During the next forty-five minutes, I continued to push through each contraction, Philip stalwartly standing by my side and counting slowly to ten; every so often he looked over at me and smiled encouragingly, telling me that I was doing great and that every time I pushed he could see the baby’s head – with a full head of hair! Jenn tried to maneuver the baby so he was right side up, but with little success. The most she got was a grab of her finger from our little boy, which was honestly more exciting than anything. It was so surreal, knowing that in just minutes, we would be meeting our little boy.
“Crowning!” Jenn announced, after forty-five minutes of pushing.
She immediately ran into the hallway and called the doctor, who showed up only a minute later. He quickly went to work, preparing all his shiny instruments on a little tray, covering himself with protective plastic gear, and instructing me to follow his every order.
Ten minutes, and about three pushes later, I looked down and saw my baby boy emerge from my body.
“Time of birth?” Asked Doctor Woolsey. “2:44 PM,” Replied Jenn.
A million emotions filled my mind as I watched the nurse pick up my son and place him on my chest. Besides one little cry after his first breath, he was so calm. His sweet hands were tucked up under his chin and his eyes were wide open and so bright. His little round face was perfect with tons of black hair sitting on top of his sweet head.

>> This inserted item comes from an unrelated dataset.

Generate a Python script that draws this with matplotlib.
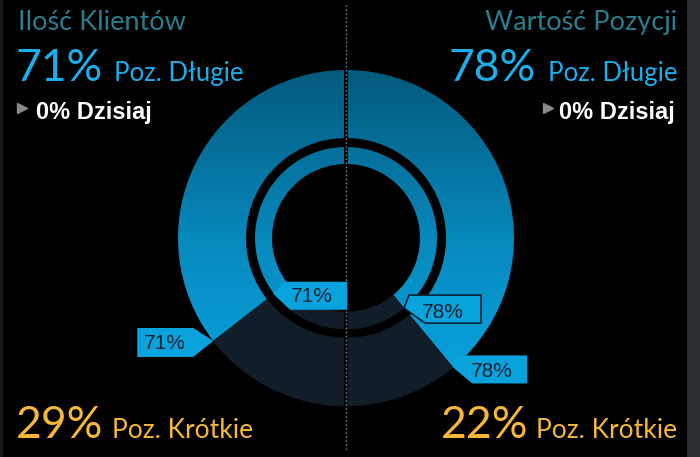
import numpy as np
import matplotlib.pyplot as plt
from matplotlib.patches import Wedge, Polygon, Rectangle
from matplotlib.colors import LinearSegmentedColormap

# data
titles = ["Ilość Klientów", "Wartość Pozycji"]
long_pct = [71, 78]
short_pct = [29, 22]
today_pct = [0, 0]
long_label = "Poz. Długie"
short_label = "Poz. Krótkie"
today_label = "Dzisiaj"

# geometry (pixels, y down)
W, H = 700, 457
cx, cy = 346, 238
rings = [(168, 68), (91, 17)]  # (outer radius, width)

plt.rc("font", family=["Lato", "DejaVu Sans"])
fig = plt.figure(figsize=(7, 4.57), dpi=100)
fig.patch.set_facecolor("black")
ax = fig.add_axes([0, 0, 1, 1])
ax.axis("off")

cmap = LinearSegmentedColormap.from_list("blu", ["#045a7c", "#0788bc", "#08a8e6"])
grad = np.linspace(0, 1, 256).reshape(-1, 1)
R = rings[0][0]
short_col = "#111e29"

bounds = []
for side in range(2):
    sweep = 180 * long_pct[side] / (long_pct[side] + short_pct[side])
    if side == 0:
        lt1, lt2 = 270 - sweep, 270
        st1, st2 = 90, 270 - sweep
        tb = 270 - sweep
    else:
        lt1, lt2 = 270, 270 + sweep
        st1, st2 = 270 + sweep, 450
        tb = 270 + sweep
    pts = []
    for r, w in rings:
        wl = Wedge((cx, cy), r, lt1, lt2, width=w, facecolor="none", edgecolor="none")
        ax.add_patch(wl)
        im = ax.imshow(grad, cmap=cmap, extent=(cx - R, cx + R, cy + R, cy - R),
                       aspect="auto", zorder=1, interpolation="bilinear")
        im.set_clip_path(wl)
        ax.add_patch(Wedge((cx, cy), r, st1, st2, width=w, facecolor=short_col,
                           edgecolor=short_col, lw=0.3, zorder=1))
        a = np.deg2rad(tb)
        pts.append((cx + r * np.cos(a), cy + r * np.sin(a)))
    bounds.append(pts)

# center divider
ax.plot([cx, cx], [cy - R - 1, cy + R + 1], color="black", lw=2.9, zorder=2,
        solid_capstyle="butt")
ax.plot([cx, cx], [5, 452], color="#7d838a", lw=1.0, zorder=3,
        linestyle=(0, (1.1, 1.8)), dash_capstyle="butt")


def callout(tip, shape, toff, txt, border=None):
    tx, ty = tip
    poly = Polygon([(tx + dx, ty + dy) for dx, dy in shape], closed=True,
                   facecolor="#08a2dd", edgecolor=border or "none",
                   lw=1.2 if border else 0, zorder=4)
    ax.add_patch(poly)
    ax.text(tx + toff[0], ty + toff[1], txt, ha="center", va="center",
            fontsize=15, color="#0a2232", family="Liberation Sans", zorder=5)


lp = f"{long_pct[0]}%"
rp = f"{long_pct[1]}%"
callout(bounds[0][0], [(-76, -13), (-20, -13), (0, 0), (-20, 16), (-76, 16)], (-48, 3), lp)
callout(bounds[0][1], [(73, -12), (10, -12), (-1, 0), (16, 16), (73, 16)], (38, 3), lp)
callout(bounds[1][1], [(5, -13), (77, -13), (77, 15), (21, 15), (0, 0)], (39, 4), rp,
        border="#0b2435")
callout(bounds[1][0], [(3, -12), (74, -12), (74, 16), (19, 16), (0, 0)], (39, 4), rp)

# texts
teal = "#2a7d8c"
blue = "#1aaeea"
yellow = "#f6b836"
ax.text(18, 30, titles[0], color=teal, fontsize=19.5, va="baseline", ha="left")
ax.text(677, 30, titles[1], color=teal, fontsize=19.5, va="baseline", ha="right")

ax.text(16, 81, f"{long_pct[0]}%", color=blue, fontsize=32, va="baseline")
ax.text(114, 81, long_label, color=blue, fontsize=18.5, va="baseline")
ax.text(536, 81, f"{long_pct[1]}%", color=blue, fontsize=32, va="baseline", ha="right")
ax.text(677, 81, long_label, color=blue, fontsize=18.5, va="baseline", ha="right")

ax.plot([22], [108], marker=">", ms=7.5, color="#8a8a8a", lw=0)
ax.text(36, 119, f"{today_pct[0]}% {today_label}", color="white", fontsize=17,
        fontweight="bold", family="Liberation Sans", va="baseline")
ax.plot([548], [108], marker=">", ms=7.5, color="#8a8a8a", lw=0)
ax.text(675, 119, f"{today_pct[1]}% {today_label}", color="white", fontsize=17,
        fontweight="bold", family="Liberation Sans", va="baseline", ha="right")

ax.text(16, 438, f"{short_pct[0]}%", color=yellow, fontsize=32, va="baseline")
ax.text(112, 438, short_label, color=yellow, fontsize=19, va="baseline")
ax.text(528, 438, f"{short_pct[1]}%", color=yellow, fontsize=32, va="baseline", ha="right")
ax.text(677, 438, short_label, color=yellow, fontsize=19, va="baseline", ha="right")

# frame edges
ax.add_patch(Rectangle((687, 0), 13, H, facecolor="#2b2e33", edgecolor="none", zorder=0))
ax.add_patch(Rectangle((0, 0), 3, H, facecolor="#17191c", edgecolor="none", zorder=0))

ax.set_xlim(0, W)
ax.set_ylim(H, 0)
fig.savefig("out.png", dpi=100, facecolor="black")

The next few minutes were a blur as they wiped him down, weighed and measured him, diapered him, and placed him back in my arms. It was incredibly surreal to realize this was our baby. We had actually created this little tiny human!
We spent the next two days in the hospital, constantly staring into the plastic bassinet at our little boy (except at night, since we happily sent him to the nursery both nights so we could get some sleep). There were very few complications, the worst of which was his initial trouble with breastfeeding, but all were solved before our departure on Wednesday afternoon.
This sweet boy has only been in our lives for a few days and already it’s hard to imagine life without him. We cannot stop smiling.